Solid-phase synthesis and photoactivity of Ru-polypyridyl visible light chromophores bonded through carbon to semiconductor surfaces

Abstract

1,10-Phenanthroline (phen) was grafted to either indium tin oxide (ITO), fluorine-doped tin oxide (FTO), or titanium dioxide (TiO₂) semiconductors (SC's) by electrochemical reduction of 5-diazo-phen. The phen ligand is bonded to the semiconductor at C5, and it can be handled in air.

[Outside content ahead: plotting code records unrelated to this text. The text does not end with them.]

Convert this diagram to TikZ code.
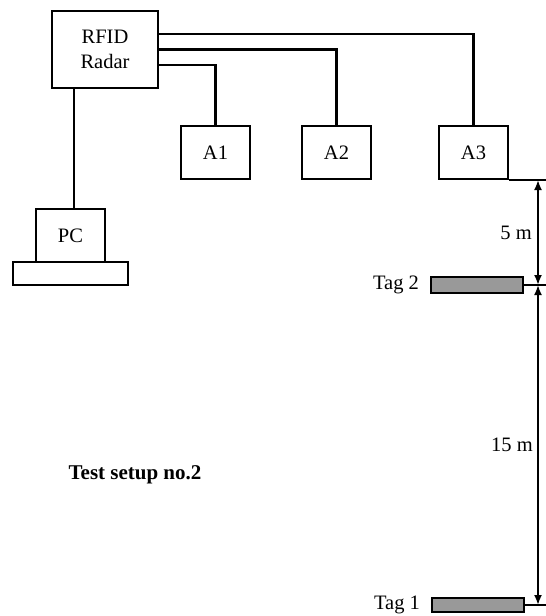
\documentclass[tikz,border=0pt]{standalone}
\usepackage{fontspec}
\setmainfont{Liberation Serif}
\usetikzlibrary{positioning,arrows.meta}

\tikzset{
  unit/.style={draw, line width=2pt, minimum width=69pt, minimum height=53pt, inner sep=0pt},
  link/.style={line width=2.6pt},
  tagbar/.style={draw, line width=1.8pt, fill=black!40, minimum width=92pt, inner sep=0pt},
  extline/.style={line width=1.2pt},
  dimline/.style={line width=1.9pt, {Latex[length=10pt,width=8pt]}-{Latex[length=10pt,width=8pt]}}
}

\begin{document}
\begin{tikzpicture}[x=1pt, y=1pt, font=\fontsize{20.5}{25}\selectfont]
            \useasboundingbox (0,0) rectangle (546,-616);

            % reader and antennas
            \node[unit, minimum width=106pt, minimum height=77pt, align=center] (radar) at (105,-49.5) {RFID\\Radar};
            \node[unit] (a1) at (215.5,-152.5) {A1};
            \node[unit] (a2) at (336.5,-152.5) {A2};
            \node[unit] (a3) at (473.5,-152.5) {A3};

            % computer
            \node[unit] (pc) at (70.5,-235.5) {PC};
            \node[draw, line width=2pt, minimum width=115pt, minimum height=23pt, inner sep=0pt] (pcbase) at (70.5,-273.5) {};

            \draw[link] ([yshift=15.5pt]radar.east) -| (a3.north);
            \draw[link] (radar.east) -| (a2.north);
            \draw[link] ([yshift=-15.5pt]radar.east) -| (a1.north);
            \draw[link] ([xshift=23pt]radar.south west) -- ([xshift=23pt]radar.south west |- pc.north);

            % tags
            \node[tagbar, minimum height=16pt] (tag2) at (477,-285) {};
            \node[tagbar, minimum height=14pt] (tag1) at (478,-605) {};
            \node[left=11pt of tag2, inner sep=0pt] (tag2lbl) {Tag 2};
            \node[left=11pt of tag1, inner sep=0pt] (tag1lbl) {Tag 1};

            % distances
            \coordinate (dimx) at (538,0);
            \coordinate (rim) at (546,0);
            \draw[extline] (a3.south east) -- (a3.south east -| rim);
            \draw[extline] (tag2.east) -- (tag2.east -| rim);
            \draw[extline] (tag1.east) -- (tag1.east -| rim);
            \draw[dimline] (a3.south east -| dimx) -- (tag2.east -| dimx);
            \draw[dimline] (tag2.east -| dimx) -- (tag1.east -| dimx);

            \node[anchor=east, inner sep=0pt] (dist5) at (532,-233) {5 m};
            \node[anchor=east, inner sep=0pt] (dist15) at (533,-445) {15 m};

            \node[font=\fontsize{21}{25}\selectfont\bfseries] (title) at (135,-475) {Test setup no.2};
        \end{tikzpicture}
\end{document}
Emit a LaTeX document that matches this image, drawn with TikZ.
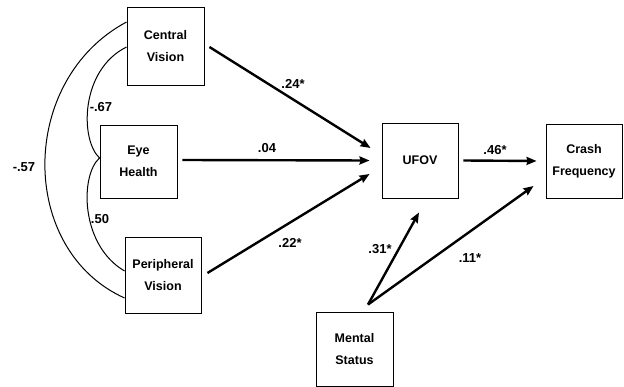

The semiconductor-phen (SC-phen) complexes displace both CH₃CN ligands from either cis-[Ru(Mebipy)₂(CH₃CN)₂]²⁺ (Mebipy = 4,4′-methyl-2,2′-bipyridine), cis-[Ru(^tBubipy)₂(CH₃CN)₂]²⁺ (^tBubipy = 4,4′-tert-butyl-2,2′-bipyridine), or cis-[Ru(pheno)(bipy)(CH₃CN)₂]²⁺ (bipy = 2,2′-bipyridine; pheno = 1,10-phenanthroline-5,6-dione) dissolved in DCM/THF (4 h, 70 °C) to form the corresponding surface-bound SC-[(phen)Ru(bipyridyl)₂]²⁺ chromophores. The identities of the SC-[(phen)Ru(Mebipy)₂]²⁺, SC-[(phen)Ru(^tBubipy)₂]²⁺, and SC-[(phen)Ru(pheno)(bipy)]²⁺ (SC = ITO, FTO or TiO₂) chromophores were confirmed by X-ray photoelectron spectroscopy (XPS); inductively coupled plasma mass spectrometry (ICP-MS); UV-vis and reflectance infrared spectroscopies; and cyclic voltammetry (CV). The data were compared to analogous Ru-polypyridyl control compounds dissolved in solution. A facile ketone-amine condensation solid-phase synthesis reaction between SC-[(phen)Ru(pheno)(bipy)]²⁺ and [Ru(1,10-phenthroline-5,6-diamine)(bipy)₂]²⁺ in ethanol (80 °C, 1 h) formed the dinuclear, bound chromophore SC-[(phen)(bipy)Ru(tpphz)Ru(bipy)₂]⁴⁺ (tpphz = tetrapyrido[3,2-a:2′,3′-c:3′′,2′′-h:2′′′,3′′′-j]phenazine). Photoelectrochemical oxidation of hydroquinone and triethylamine under acidic, neutral, or basic conditions showed that the SC-chromophore photoanodes are active, and that TiO₂-[(phen)Ru(Mebipy)₂]²⁺ is the most active and stable under basic- and neutral conditions. The dinuclear chromophore SC-[(phen)(bipy)Ru(tpphz)Ru(bipy)₂]⁴⁺ was most active and stable under potentiostatic conditions in acid.